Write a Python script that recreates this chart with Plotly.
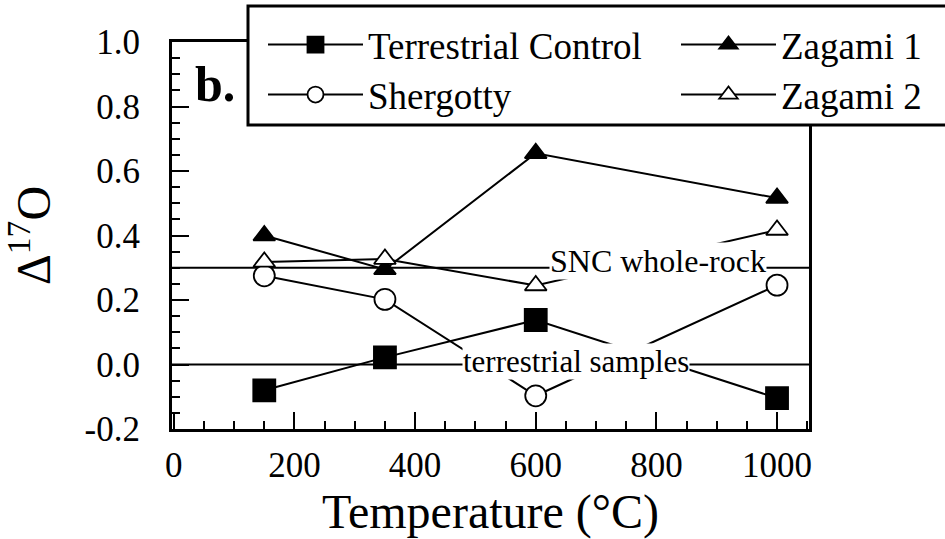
import plotly.graph_objects as go

# Heating-step temperatures (°C) and Δ17O values for each sample
temperature = [150, 350, 600, 1000]
terrestrial_control = [-0.08, 0.022, 0.138, -0.104]
shergotty = [0.275, 0.202, -0.097, 0.246]
zagami_1 = [0.40, 0.295, 0.655, 0.516]
zagami_2 = [0.318, 0.327, 0.245, 0.417]

# Reference levels
snc_whole_rock = 0.30
terrestrial_level = 0.0

y_tickvals = [-0.2, 0.0, 0.2, 0.4, 0.6, 0.8, 1.0]
y_ticktext = ["-0.2", "0.0", "0.2", "0.4", "0.6", "0.8", "1.0"]
x_tickvals = [0, 200, 400, 600, 800, 1000]
x_ticktext = ["0", "200", "400", "600", "800", "1000"]

X_RANGE = [-3, 1053]
Y_RANGE = [-0.2, 1.0]

SERIF = "Liberation Serif"

series = [
    ("Terrestrial Control", terrestrial_control, "square", "black", 22, "legend"),
    ("Shergotty", shergotty, "circle", "white", 21, "legend2"),
    ("Zagami 1", zagami_1, "triangle-up", "black", 19, "legend3"),
    ("Zagami 2", zagami_2, "triangle-up", "white", 19, "legend4"),
]

fig = go.Figure()
for name, vals, sym, fill, size, leg in series:
    fig.add_trace(go.Scatter(
        x=temperature, y=vals, name=name, mode="lines+markers",
        line=dict(color="black", width=2),
        marker=dict(symbol=sym, size=size, color=fill,
                    line=dict(color="black", width=1.8)),
        legend=leg,
    ))

# Horizontal reference lines
for level in (snc_whole_rock, terrestrial_level):
    fig.add_shape(type="line", xref="paper", x0=0, x1=1, yref="y",
                  y0=level, y1=level, line=dict(color="black", width=2),
                  layer="below")

# Labels on the reference lines
fig.add_annotation(x=802, y=snc_whole_rock, text="SNC whole-rock",
                   showarrow=False, bgcolor="white", borderpad=0, yshift=7,
                   font=dict(family=SERIF, size=32, color="black"))
fig.add_annotation(x=666, y=terrestrial_level, text="terrestrial samples",
                   showarrow=False, bgcolor="white", borderpad=0, yshift=3,
                   font=dict(family=SERIF, size=31, color="black"))

# Pixel helpers for the plot frame
L, T, W, H = 172, 42, 637, 387
def px_x(p):
    return (p - L) / W
def px_y(p):
    return (T + H - p) / H

# Panel letter
fig.add_annotation(xref="paper", yref="paper", x=px_x(215), y=px_y(84),
                   xanchor="center", yanchor="middle",
                   text="<b>b.</b>", showarrow=False,
                   font=dict(family=SERIF, size=50, color="black"))

# Legend frame
fig.add_shape(type="rect", xref="paper", yref="paper",
              x0=px_x(248), x1=px_x(948), y0=px_y(125), y1=px_y(6),
              line=dict(color="black", width=3), fillcolor="white",
              layer="above")

leg_common = dict(font=dict(family=SERIF, size=37, color="black"),
                  bgcolor="rgba(0,0,0,0)", borderwidth=0,
                  xanchor="left", yanchor="middle", itemwidth=95)
fig.update_layout(
    legend=dict(x=px_x(263), y=px_y(45), **leg_common),
    legend2=dict(x=px_x(263), y=px_y(95), **leg_common),
    legend3=dict(x=px_x(676), y=px_y(45), **leg_common),
    legend4=dict(x=px_x(676), y=px_y(95), **leg_common),
)

axis_common = dict(
    showline=True, linecolor="black", linewidth=3, mirror=True,
    ticks="inside", ticklen=17, tickwidth=2, tickcolor="black",
    showgrid=False, zeroline=False, automargin=False,
    tickfont=dict(family=SERIF, size=35, color="black"),
)

fig.update_xaxes(
    range=X_RANGE, tickmode="array", tickvals=x_tickvals, ticktext=x_ticktext,
    minor=dict(ticks="inside", ticklen=8, tickwidth=1.5, dtick=50, tick0=0,
               tickcolor="black", showgrid=False),
    title=dict(text="Temperature (°C)", font=dict(family=SERIF, size=48, color="black"),
               standoff=6),
    ticklabelstandoff=3,
    **axis_common,
)
fig.update_yaxes(
    range=Y_RANGE, tickmode="array", tickvals=y_tickvals, ticktext=y_ticktext,
    minor=dict(ticks="inside", ticklen=8, tickwidth=1.5, dtick=0.05, tick0=0,
               tickcolor="black", showgrid=False),
    title=dict(text="Δ<sup>17</sup>O", font=dict(family=SERIF, size=48, color="black"),
               standoff=48),
    ticklabelstandoff=22,
    **axis_common,
)

# Short ticks only along the top and right edges
fig.update_layout(
    xaxis2=dict(overlaying="x", side="top", anchor="y", range=X_RANGE,
                ticks="inside", ticklen=8, tickwidth=1.5, tickcolor="black",
                dtick=50, tick0=0, showticklabels=False, showline=False,
                showgrid=False, zeroline=False, automargin=False),
    yaxis2=dict(overlaying="y", side="right", anchor="x", range=Y_RANGE,
                ticks="inside", ticklen=8, tickwidth=1.5, tickcolor="black",
                dtick=0.05, tick0=0, showticklabels=False, showline=False,
                showgrid=False, zeroline=False, automargin=False),
)

fig.update_layout(
    width=945, height=539,
    margin=dict(l=L, r=945 - L - W, t=T, b=539 - T - H, autoexpand=False),
    font=dict(family=SERIF, color="black"),
    paper_bgcolor="white", plot_bgcolor="white",
    showlegend=True,
)

fig.write_html("out.html")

INSTRUCTIONS TO FOLLOW:
Write out the full listing verbatim, excluding its pictures.

EXERCISE OUTPUT:
Write a Python script that recreates this chart with Plotly.
import plotly.graph_objects as go

# Heating-step temperatures (°C) and Δ17O values for each sample
temperature = [150, 350, 600, 1000]
terrestrial_control = [-0.08, 0.022, 0.138, -0.104]
shergotty = [0.275, 0.202, -0.097, 0.246]
zagami_1 = [0.40, 0.295, 0.655, 0.516]
zagami_2 = [0.318, 0.327, 0.245, 0.417]

# Reference levels
snc_whole_rock = 0.30
terrestrial_level = 0.0

y_tickvals = [-0.2, 0.0, 0.2, 0.4, 0.6, 0.8, 1.0]
y_ticktext = ["-0.2", "0.0", "0.2", "0.4", "0.6", "0.8", "1.0"]
x_tickvals = [0, 200, 400, 600, 800, 1000]
x_ticktext = ["0", "200", "400", "600", "800", "1000"]

X_RANGE = [-3, 1053]
Y_RANGE = [-0.2, 1.0]

SERIF = "Liberation Serif"

series = [
    ("Terrestrial Control", terrestrial_control, "square", "black", 22, "legend"),
    ("Shergotty", shergotty, "circle", "white", 21, "legend2"),
    ("Zagami 1", zagami_1, "triangle-up", "black", 19, "legend3"),
    ("Zagami 2", zagami_2, "triangle-up", "white", 19, "legend4"),
]

fig = go.Figure()
for name, vals, sym, fill, size, leg in series:
    fig.add_trace(go.Scatter(
        x=temperature, y=vals, name=name, mode="lines+markers",
        line=dict(color="black", width=2),
        marker=dict(symbol=sym, size=size, color=fill,
                    line=dict(color="black", width=1.8)),
        legend=leg,
    ))

# Horizontal reference lines
for level in (snc_whole_rock, terrestrial_level):
    fig.add_shape(type="line", xref="paper", x0=0, x1=1, yref="y",
                  y0=level, y1=level, line=dict(color="black", width=2),
                  layer="below")

# Labels on the reference lines
fig.add_annotation(x=802, y=snc_whole_rock, text="SNC whole-rock",
                   showarrow=False, bgcolor="white", borderpad=0, yshift=7,
                   font=dict(family=SERIF, size=32, color="black"))
fig.add_annotation(x=666, y=terrestrial_level, text="terrestrial samples",
                   showarrow=False, bgcolor="white", borderpad=0, yshift=3,
                   font=dict(family=SERIF, size=31, color="black"))

# Pixel helpers for the plot frame
L, T, W, H = 172, 42, 637, 387
def px_x(p):
    return (p - L) / W
def px_y(p):
    return (T + H - p) / H

# Panel letter
fig.add_annotation(xref="paper", yref="paper", x=px_x(215), y=px_y(84),
                   xanchor="center", yanchor="middle",
                   text="<b>b.</b>", showarrow=False,
                   font=dict(family=SERIF, size=50, color="black"))

# Legend frame
fig.add_shape(type="rect", xref="paper", yref="paper",
              x0=px_x(248), x1=px_x(948), y0=px_y(125), y1=px_y(6),
              line=dict(color="black", width=3), fillcolor="white",
              layer="above")

leg_common = dict(font=dict(family=SERIF, size=37, color="black"),
                  bgcolor="rgba(0,0,0,0)", borderwidth=0,
                  xanchor="left", yanchor="middle", itemwidth=95)
fig.update_layout(
    legend=dict(x=px_x(263), y=px_y(45), **leg_common),
    legend2=dict(x=px_x(263), y=px_y(95), **leg_common),
    legend3=dict(x=px_x(676), y=px_y(45), **leg_common),
    legend4=dict(x=px_x(676), y=px_y(95), **leg_common),
)

axis_common = dict(
    showline=True, linecolor="black", linewidth=3, mirror=True,
    ticks="inside", ticklen=17, tickwidth=2, tickcolor="black",
    showgrid=False, zeroline=False, automargin=False,
    tickfont=dict(family=SERIF, size=35, color="black"),
)

fig.update_xaxes(
    range=X_RANGE, tickmode="array", tickvals=x_tickvals, ticktext=x_ticktext,
    minor=dict(ticks="inside", ticklen=8, tickwidth=1.5, dtick=50, tick0=0,
               tickcolor="black", showgrid=False),
    title=dict(text="Temperature (°C)", font=dict(family=SERIF, size=48, color="black"),
               standoff=6),
    ticklabelstandoff=3,
    **axis_common,
)
fig.update_yaxes(
    range=Y_RANGE, tickmode="array", tickvals=y_tickvals, ticktext=y_ticktext,
    minor=dict(ticks="inside", ticklen=8, tickwidth=1.5, dtick=0.05, tick0=0,
               tickcolor="black", showgrid=False),
    title=dict(text="Δ<sup>17</sup>O", font=dict(family=SERIF, size=48, color="black"),
               standoff=48),
    ticklabelstandoff=22,
    **axis_common,
)

# Short ticks only along the top and right edges
fig.update_layout(
    xaxis2=dict(overlaying="x", side="top", anchor="y", range=X_RANGE,
                ticks="inside", ticklen=8, tickwidth=1.5, tickcolor="black",
                dtick=50, tick0=0, showticklabels=False, showline=False,
                showgrid=False, zeroline=False, automargin=False),
    yaxis2=dict(overlaying="y", side="right", anchor="x", range=Y_RANGE,
                ticks="inside", ticklen=8, tickwidth=1.5, tickcolor="black",
                dtick=0.05, tick0=0, showticklabels=False, showline=False,
                showgrid=False, zeroline=False, automargin=False),
)

fig.update_layout(
    width=945, height=539,
    margin=dict(l=L, r=945 - L - W, t=T, b=539 - T - H, autoexpand=False),
    font=dict(family=SERIF, color="black"),
    paper_bgcolor="white", plot_bgcolor="white",
    showlegend=True,
)

fig.write_html("out.html")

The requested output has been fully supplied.